Capitale morale
Guido Cutillo
Economista, docente alla Luiss Business School, fondatore del gruppo Urbs Urbium
Roma è una città di mare: lo sapevate? Riflessioni sullo smart working intelligente
Ho scritto recentemente un post su Facebook dove, pervaso da uno stato di grazia generato dal poter lavorare su un terrazzo con una vista mozzafiato su Roma, decantavo le lodi di una città che a mio avviso ha tutto per poter diventare l’equivalente della marmellata per le mosche rispetto ai talenti di tutto il mondo.
Due reazioni mi hanno stupito rispetto al post.
La prima nata dal fraintendimento che quel panorama incredibile fosse godibile dalla terrazza di casa mia è stata di tutti quelli che mi hanno sostanzialmente scritto: “Beh facile così! Prova a farlo in periferia! (pensando, ma non scrivendo, radical chic infame del centro)”.
La seconda è di quelli che riprendendo un passaggio del mio post, mi dicevano “Il mare sotto casa a Roma? Ma quando mai! Forse se abiti a Ostia.”
Le due categorie di reazioni mi hanno sollecitato un triste pensiero e una ancor più forte determinazione. Il pensiero triste è che, come spesso ci diciamo tra (pochi) amici ancora innamorati follemente di questa città, è che i romani sono oggi sempre più spesso portati a vedere il negativo piuttosto che il positivo, e che così facendo perdono di vista le tantissime cose che rendono questa città straordinaria. Sarebbe bello certo possedere una terrazza a Piazza Navona o a Trinità dei Monti, ma è un privilegio per pochi. Pochissimi. Io vivo bene lo stesso. Smart working non vuol dire “lavoro da casa” ma “lavoro intelligente”.
Oggi, per tutti quelli che fanno determinate professioni, lavorare da casa, lavorare dall’ufficio, lavorare da una terrazza con vista mozzafiato o da una sdraio vista mare a Ostia è equivalente. Perché allora non dovrei preferire le ultime due opzioni? La terrazza non deve necessariamente essere di proprietà, ma potrebbe essere uno spazio di coworking ad esempio, o anche quella di un bar o di un ristorante. Ne esistono di bellissime a Roma che spesso sono frequentate solo da turisti perché i romani ne ignorano anche l’esistenza e non tutte hanno prezzi inavvicinabili, anzi.

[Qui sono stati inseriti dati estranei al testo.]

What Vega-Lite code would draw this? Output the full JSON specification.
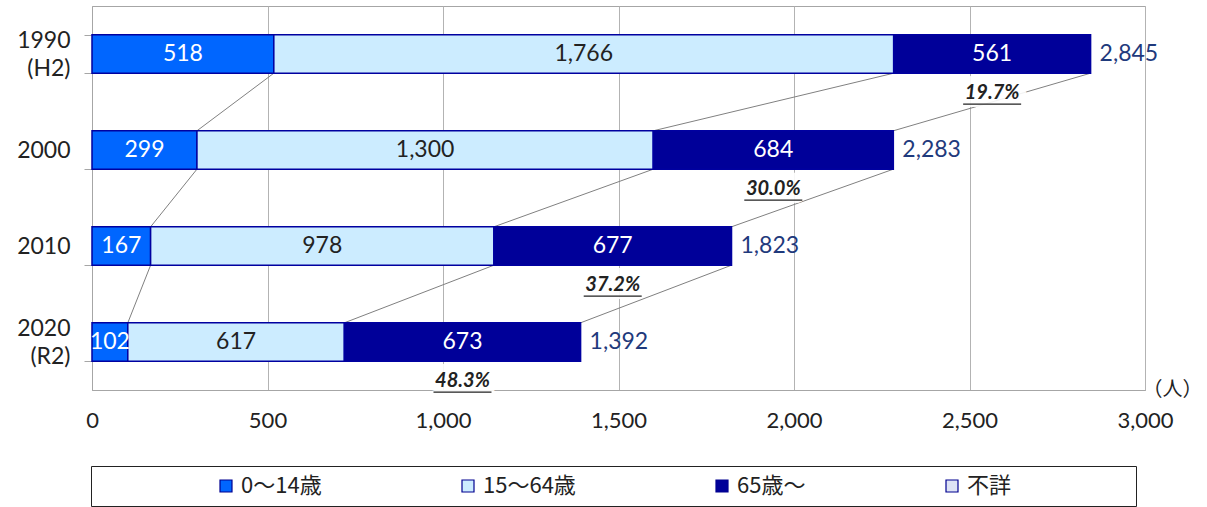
{
  "$schema": "https://vega.github.io/schema/vega-lite/v6.json",
  "width": 1053,
  "height": 384,
  "autosize": {"type": "none"},
  "padding": {"left": 92, "top": 6, "right": 62, "bottom": 117},
  "config": {
    "font": "Lato",
    "view": {"stroke": "#A6A6A6", "strokeWidth": 1},
    "axisX": {"grid": true, "gridColor": "#B3B3B3", "domainColor": "#A6A6A6", "ticks": false, "labelFlush": false, "labelFontSize": 22, "labelColor": "#222222", "labelPadding": 20, "labelExpr": "format(datum.value, ',')", "titleFont": "Noto Sans CJK JP", "titleFontSize": 20, "titleFontWeight": "normal", "titleColor": "#222222", "titleX": 1080, "titleY": -1, "titleAlign": "center", "titleBaseline": "middle"},
    "axisY": {"grid": false, "domainColor": "#A6A6A6", "tickColor": "#A6A6A6", "tickSize": 8, "tickBand": "extent", "labelFontSize": 23, "labelColor": "#222222", "labelPadding": 14, "labelLineHeight": 28}
  },
  "datasets": {
    "pop": [
      {"year": "1990", "group": "0～14歳", "order": 1, "value": 518},
      {"year": "1990", "group": "15～64歳", "order": 2, "value": 1766},
      {"year": "1990", "group": "65歳～", "order": 3, "value": 561, "total": 2845, "pct": "19.7%"},
      {"year": "2000", "group": "0～14歳", "order": 1, "value": 299},
      {"year": "2000", "group": "15～64歳", "order": 2, "value": 1300},
      {"year": "2000", "group": "65歳～", "order": 3, "value": 684, "total": 2283, "pct": "30.0%"},
      {"year": "2010", "group": "0～14歳", "order": 1, "value": 167},
      {"year": "2010", "group": "15～64歳", "order": 2, "value": 978},
      {"year": "2010", "group": "65歳～", "order": 3, "value": 677, "total": 1823, "pct": "37.2%"},
      {"year": "2020", "group": "0～14歳", "order": 1, "value": 102},
      {"year": "2020", "group": "15～64歳", "order": 2, "value": 617},
      {"year": "2020", "group": "65歳～", "order": 3, "value": 673, "total": 1392, "pct": "48.3%"}
    ],
    "links": [
      {"from": "1990", "to": "2000", "a": 518, "b": 299},
      {"from": "1990", "to": "2000", "a": 2284, "b": 1599},
      {"from": "1990", "to": "2000", "a": 2845, "b": 2283},
      {"from": "2000", "to": "2010", "a": 299, "b": 167},
      {"from": "2000", "to": "2010", "a": 1599, "b": 1145},
      {"from": "2000", "to": "2010", "a": 2283, "b": 1822},
      {"from": "2010", "to": "2020", "a": 167, "b": 102},
      {"from": "2010", "to": "2020", "a": 1145, "b": 719},
      {"from": "2010", "to": "2020", "a": 1822, "b": 1392}
    ]
  },
  "layer": [
    {
      "data": {"name": "links"},
      "mark": {"type": "rule", "color": "#808080", "strokeWidth": 1},
      "encoding": {
        "y": {"field": "from", "type": "nominal", "bandPosition": 1, "title": null, "scale": {"domain": ["1990", "2000", "2010", "2020"], "paddingInner": 0.6, "paddingOuter": 0.3}},
        "y2": {"field": "to", "bandPosition": 0},
        "x": {"field": "a", "type": "quantitative", "title": "（人）", "scale": {"domain": [0, 3000], "nice": false}, "axis": {"values": [0, 500, 1000, 1500, 2000, 2500, 3000]}},
        "x2": {"field": "b"}
      }
    },
    {
      "data": {"name": "pop"},
      "transform": [
        {"stack": "value", "groupby": ["year"], "sort": [{"field": "order"}], "as": ["v0", "v1"]},
        {"calculate": "(datum.v0 + datum.v1) / 2", "as": "mid"}
      ],
      "encoding": {
        "y": {
          "field": "year", "type": "nominal", "title": null,
          "scale": {"domain": ["1990", "2000", "2010", "2020"], "paddingInner": 0.6, "paddingOuter": 0.3},
          "axis": {
            "labelExpr": "datum.value == '1990' ? ['1990', '(H2)'] : datum.value == '2020' ? ['2020', '(R2)'] : datum.value",
            "labelOffset": {"condition": {"test": "datum.value == '1990' || datum.value == '2020'", "value": -14}, "value": 0}
          }
        }
      },
      "layer": [
        {
          "mark": {"type": "bar", "stroke": "#0000A0", "strokeWidth": 1.5},
          "encoding": {
            "x": {"field": "v0", "type": "quantitative", "title": "（人）", "scale": {"domain": [0, 3000], "nice": false}, "axis": {"values": [0, 500, 1000, 1500, 2000, 2500, 3000]}},
            "x2": {"field": "v1"},
            "color": {
              "field": "group", "type": "nominal",
              "scale": {"domain": ["0～14歳", "15～64歳", "65歳～", "不詳"], "range": ["#0066FF", "#CCECFF", "#000099", "#DDE3F5"]},
              "legend": {
                "orient": "none", "legendX": -1, "legendY": 460, "direction": "horizontal", "columns": 4, "gridAlign": "none",
                "title": ".", "titleOrient": "right", "titleOpacity": 0, "titlePadding": 113, "titleFontSize": 10,
                "symbolType": "square", "symbolSize": 144, "symbolStrokeColor": "#000090", "symbolStrokeWidth": 1.2,
                "labelFont": "Noto Sans CJK JP", "labelFontSize": 22, "labelColor": "#222222",
                "strokeColor": "#222222", "padding": 9,
                "columnPadding": 20, "symbolOffset": 115, "labelOffset": 4
              }
            }
          }
        },
        {
          "mark": {"type": "text", "fontSize": 23, "baseline": "middle", "align": "center"},
          "encoding": {
            "x": {"field": "mid", "type": "quantitative", "title": "（人）"},
            "text": {"field": "value", "type": "quantitative", "format": ","},
            "color": {"condition": {"test": "datum.group === '15～64歳'", "value": "#222222"}, "value": "#FFFFFF"}
          }
        },
        {
          "transform": [{"filter": "datum.group === '65歳～'"}],
          "mark": {"type": "text", "fontSize": 23, "baseline": "middle", "align": "left", "dx": 9, "color": "#1F3A7C"},
          "encoding": {
            "x": {"field": "v1", "type": "quantitative", "title": "（人）"},
            "text": {"field": "total", "type": "quantitative", "format": ","}
          }
        },
        {
          "transform": [{"filter": "datum.group === '65歳～'"}],
          "mark": {"type": "text", "fontSize": 20, "fontStyle": "italic", "fontWeight": "bold", "baseline": "middle", "align": "center", "fill": "#FFFFFF", "stroke": "#FFFFFF", "strokeWidth": 16, "strokeJoin": "round", "opacity": 0.9, "yOffset": 20},
          "encoding": {
            "x": {"field": "mid", "type": "quantitative", "title": "（人）"},
            "y": {"field": "year", "type": "nominal", "bandPosition": 1},
            "text": {"field": "pct"}
          }
        },
        {
          "transform": [{"filter": "datum.group === '65歳～'"}],
          "mark": {"type": "text", "fontSize": 20, "fontStyle": "italic", "fontWeight": "bold", "baseline": "middle", "align": "center", "color": "#222222", "yOffset": 20},
          "encoding": {
            "x": {"field": "mid", "type": "quantitative", "title": "（人）"},
            "y": {"field": "year", "type": "nominal", "bandPosition": 1},
            "text": {"field": "pct"}
          }
        },
        {
          "transform": [{"filter": "datum.group === '65歳～'"}],
          "mark": {"type": "rule", "color": "#222222", "strokeWidth": 1.3, "xOffset": -29, "x2Offset": 29, "yOffset": 31},
          "encoding": {
            "x": {"field": "mid", "type": "quantitative", "title": "（人）"},
            "x2": {"field": "mid"},
            "y": {"field": "year", "type": "nominal", "bandPosition": 1}
          }
        }
      ]
    }
  ]
}
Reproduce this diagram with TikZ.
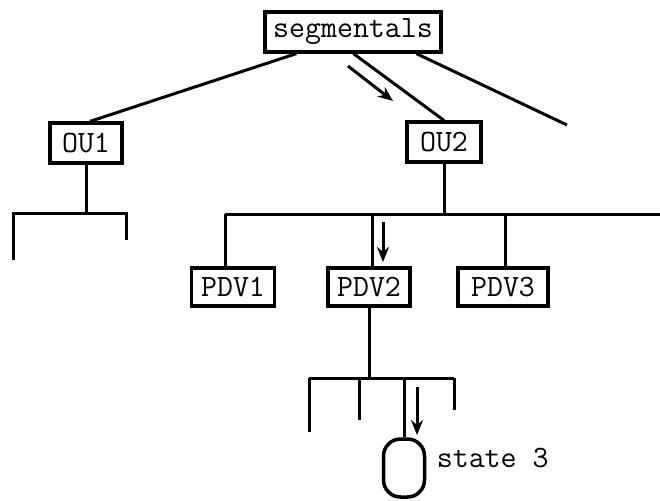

Quanto al mare sotto casa, la distanza che separa l’Eur dal mare è sostanzialmente quella che separa il Down Town di Los Angeles da Santa Monica ,e la duna di Capocotta non ha nulla da invidiare a Venice Beach. Eppure, nell’immaginario collettivo, gli abitanti di L.A. hanno sempre la tavola da surf in macchina perché tra casa e ufficio non si lasciano scappare l’occasione di cavalcare un po’ di onde, mentre a Roma quasi nessuno ha la percezione che questa sia “anche” una città di mare. Pure qui noto la difficoltà di vedere il bicchiere mezzo pieno.
Insomma credo che ci sarebbe bisogno di una grande psicoanalisi collettiva per mettere da parte i mugugni e lo scontento ritrovando quello spirito e quella vitalità che hanno caratterizzato da sempre la nostra città rendendola eterna o resiliente come si direbbe oggi. Quell’ottimismo un po’ guascone che ci ha sempre fatto vedere tutto come superabile. Quello che in Febbre da Cavallo fa dire al Mandrake interrogato se avesse i soldi: “Ce l’ho sì. Tempo de rimedialli”. Quella forma mentis che nel Sorpasso porta Bruno, interessato a rimorchiare due turiste teutoniche, a rispondere al suo amico che gli chiede preoccupato “Ma tu lo parli il tedesco?” con la frase epica “No. Ma me lo immagino.”
Ecco la mia determinazione è proprio questa. Cercare di far recuperare alla città questo ottimismo, guascone forse, cialtrone in alcuni casi. Ma pur sempre ottimismo. Per guardare al futuro con più fiducia, per vedere il bicchiere mezzo pieno. Per vedere tutto quello che di bello abbiamo intorno per poter costruire un domani migliore.
Infine, permettetemi di dire che io sarò strano ma a me Roma piace proprio (quasi) tutta. Quando si parla male della periferia ci si dimentica che questa non è un coacervo di bidonville allo sbando ma un insieme di quartieri anche molto diversi tra loro dove vivono la maggioranza dei romani. Dove è possibile trovare bellezza e fascino a profusione. Ad esempio, per me lavorare dalla terrazza del “Lanificio” a Pietralata o sotto il pergolato del “Calice d’oro” al Tufello può essere bello quanto lavorare dalla “Terrazza Borromini” a piazza Navona.